PROBLEM TO SOLVE
Pull every line that holds the word "this" from the entries.

PROVIDED RECORDS
>>>

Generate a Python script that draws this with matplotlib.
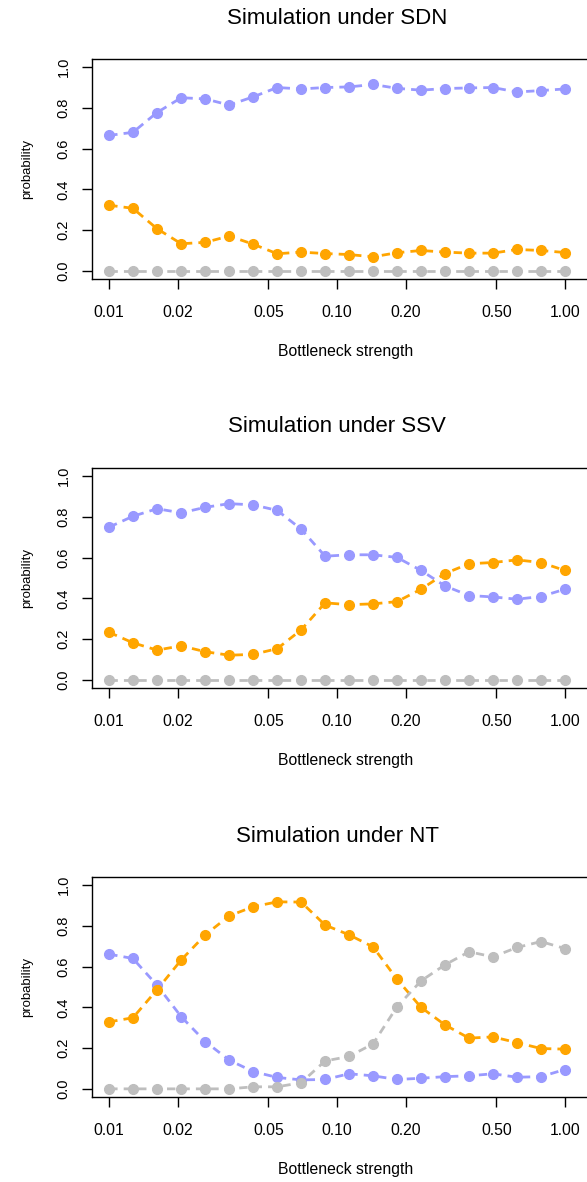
import matplotlib.pyplot as plt
from matplotlib.ticker import FixedLocator, NullLocator

plt.rcParams['font.family'] = ['Liberation Sans', 'DejaVu Sans']

# bottleneck strengths (log spaced, 0.01 .. 1)
bottleneck = [0.0100, 0.0127, 0.0162, 0.0207, 0.0264, 0.0336, 0.0428, 0.0546,
              0.0695, 0.0886, 0.1129, 0.1438, 0.1833, 0.2336, 0.2976, 0.3793,
              0.4833, 0.6158, 0.7848, 1.0000]

titles = ["Simulation under SDN", "Simulation under SSV", "Simulation under NT"]

sdn_blue = [0.665, 0.680, 0.777, 0.850, 0.844, 0.814, 0.854, 0.900, 0.893, 0.900,
            0.903, 0.915, 0.896, 0.887, 0.895, 0.898, 0.900, 0.878, 0.885, 0.893]
sdn_orange = [0.322, 0.307, 0.207, 0.133, 0.140, 0.171, 0.131, 0.084, 0.092, 0.085,
              0.080, 0.069, 0.089, 0.100, 0.092, 0.087, 0.087, 0.105, 0.100, 0.090]
sdn_gray = [0.0] * 20

ssv_blue = [0.750, 0.803, 0.840, 0.820, 0.847, 0.865, 0.859, 0.832, 0.740, 0.607,
            0.614, 0.614, 0.601, 0.537, 0.461, 0.414, 0.407, 0.396, 0.409, 0.445]
ssv_orange = [0.233, 0.182, 0.146, 0.167, 0.138, 0.121, 0.125, 0.153, 0.245, 0.378,
              0.369, 0.373, 0.384, 0.445, 0.522, 0.570, 0.576, 0.589, 0.576, 0.537]
ssv_gray = [0.0] * 20

nt_blue = [0.661, 0.640, 0.509, 0.354, 0.232, 0.141, 0.085, 0.056, 0.044, 0.046,
           0.074, 0.064, 0.046, 0.052, 0.060, 0.064, 0.074, 0.057, 0.060, 0.095]
nt_orange = [0.329, 0.349, 0.486, 0.633, 0.756, 0.849, 0.894, 0.918, 0.917, 0.804,
             0.756, 0.697, 0.538, 0.400, 0.314, 0.249, 0.255, 0.227, 0.198, 0.195]
nt_gray = [0.0, 0.0, 0.0, 0.0, 0.0, 0.0, 0.010, 0.010, 0.030, 0.137,
           0.159, 0.221, 0.403, 0.530, 0.609, 0.673, 0.648, 0.694, 0.723, 0.689]

panels = [(sdn_blue, sdn_orange, sdn_gray),
          (ssv_blue, ssv_orange, ssv_gray),
          (nt_blue, nt_orange, nt_gray)]

xticks = [0.01, 0.02, 0.05, 0.10, 0.20, 0.50, 1.00]
xticklabels = ["0.01", "0.02", "0.05", "0.10", "0.20", "0.50", "1.00"]
yticks = [0.0, 0.2, 0.4, 0.6, 0.8, 1.0]

colors = ["#9999FF", "#FFA500", "#BEBEBE"]

W, H = 587, 1182
fig = plt.figure(figsize=(W / 100, H / 100), dpi=100)

left_px, right_px = 91.7, 600
for i, (title, series) in enumerate(zip(titles, panels)):
    top_px = 59 + 409 * i
    bot_px = 279 + 409 * i
    ax = fig.add_axes([left_px / W, 1 - bot_px / H,
                       (right_px - left_px) / W, (bot_px - top_px) / H])
    for vals, c in zip(series, colors):
        ax.plot(bottleneck, vals, color=c, lw=2, dashes=(3, 2.2),
                marker='o', ms=7, mec=c, mfc=c, clip_on=False)
    ax.set_xscale('log')
    ax.set_xlim(10 ** -2.077, 10 ** 0.154)
    ax.set_ylim(-0.04, 1.04)
    ax.xaxis.set_major_locator(FixedLocator(xticks))
    ax.xaxis.set_minor_locator(NullLocator())
    ax.set_xticklabels(xticklabels)
    ax.set_yticks(yticks)
    ax.set_yticklabels(["0.0", "0.2", "0.4", "0.6", "0.8", "1.0"],
                       rotation=90, va='center')
    ax.tick_params(axis='x', length=7, width=1, pad=12, labelsize=11.3)
    ax.tick_params(axis='y', length=7, width=1, pad=8, labelsize=10.5)
    for s in ax.spines.values():
        s.set_linewidth(1)
    ax.set_xlabel("Bottleneck strength", fontsize=11.3, labelpad=17)
    ax.set_ylabel("probability", fontsize=9.5, labelpad=17)
    fig.text(337 / W, 1 - (18 + 409 * i) / H, title, fontsize=16,
             ha='center', va='center')

fig.savefig("out.png", dpi=100)
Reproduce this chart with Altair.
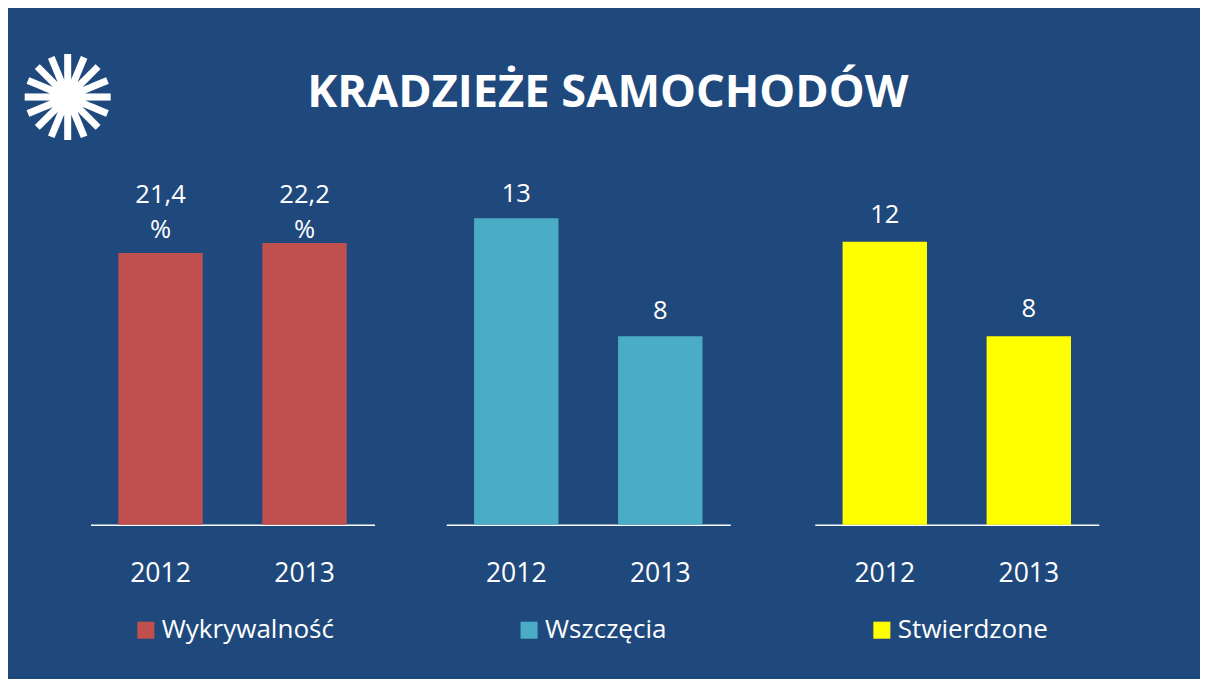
import altair as alt
import pandas as pd

# ---- data ----
years = ["2012", "2013"]
series_names = ["Wykrywalność", "Wszczęcia", "Stwierdzone"]
wykrywalnosc = [21.4, 22.2]          # %
wszczecia = [13, 8]
stwierdzone = [12, 8]
labels_wykr = ["21,4\n%", "22,2\n%"]
labels_wszcz = ["13", "8"]
labels_stw = ["12", "8"]
title_text = "KRADZIEŻE SAMOCHODÓW"

BG = "#1F497D"
FONT = "Open Sans"
colors = ["#C0504D", "#4BACC6", "#FFFF00"]


def panel(name, values, labels, color, ymax, label_at_max, legend_x, label_dy, logo=False):
    df = pd.DataFrame({"rok": years, "wartosc": values, "etykieta": labels, "seria": [name] * len(years)})
    xenc = alt.X(
        "rok:N",
        title=None,
        scale=alt.Scale(paddingInner=0.414, paddingOuter=0.193),
        axis=alt.Axis(labelAngle=0, ticks=False, domainColor="white", domainWidth=1.5,
                      labelColor="white", labelFont=FONT, labelFontSize=27, labelPadding=37,
                      grid=False),
    )
    yscale = alt.Scale(domain=[0, ymax], nice=False, zero=True)
    bars = alt.Chart(df).mark_bar(strokeWidth=0).encode(
        x=xenc,
        y=alt.Y("wartosc:Q", axis=None, scale=yscale),
        color=alt.Color(
            "seria:N",
            scale=alt.Scale(domain=[name], range=[color]),
            legend=alt.Legend(title=None, orient="none", legendX=legend_x, legendY=430,
                              symbolType="square", symbolSize=300, symbolStrokeWidth=0,
                              symbolOpacity=1, padding=0,
                              labelColor="white", labelFont=FONT, labelFontSize=26.5,
                              labelOffset=3, labelLimit=400),
        ),
    )
    txt_base = alt.Chart(df)
    if label_at_max:
        txt_base = txt_base.transform_joinaggregate(maxv="max(wartosc)")
        yfield = "maxv:Q"
    else:
        yfield = "wartosc:Q"
    texts = txt_base.mark_text(
        baseline="bottom", align="center", dy=label_dy, font=FONT, fontSize=26,
        color="white", lineBreak="\n", lineHeight=36,
    ).encode(x=xenc, y=alt.Y(yfield, axis=None, scale=yscale), text="etykieta:N")
    layers = [bars, texts]
    if logo:
        logo_mark = alt.Chart(df.head(1)).mark_text(
            text="✺", font="DejaVu Sans", fontSize=120, color="white",
            baseline="middle", align="center",
        ).encode(x=alt.value(-23), y=alt.value(-92))
        layers.append(logo_mark)
    return alt.layer(*layers).properties(width=289, height=336)


p1 = panel(series_names[0], wykrywalnosc, labels_wykr, colors[0], 26, True, 43, -36, logo=True)
p2 = panel(series_names[1], wszczecia, labels_wszcz, colors[1], 14, False, 71, -12)
p3 = panel(series_names[2], stwierdzone, labels_stw, colors[2], 14, False, 55, -14)

left = alt.hconcat(p1, p2, spacing=73).resolve_scale(y="independent", color="independent", x="independent")
chart = (
    alt.hconcat(left, p3, spacing=86)
    .resolve_scale(y="independent", color="independent", x="independent")
    .properties(
        title=alt.TitleParams(text=title_text, font=FONT, fontSize=46, fontWeight="bold",
                              color="white", anchor="middle", offset=-12, dy=61, dx=50),
        background=BG,
        padding={"left": 10, "right": 103, "top": 32, "bottom": 30},
    )
    .configure_view(stroke=None)
)

chart.save("out.html", embed_options={"renderer": "svg", "actions": False})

<<<

EXERCISE OUTPUT
Generate a Python script that draws this with matplotlib.
Reproduce this chart with Altair.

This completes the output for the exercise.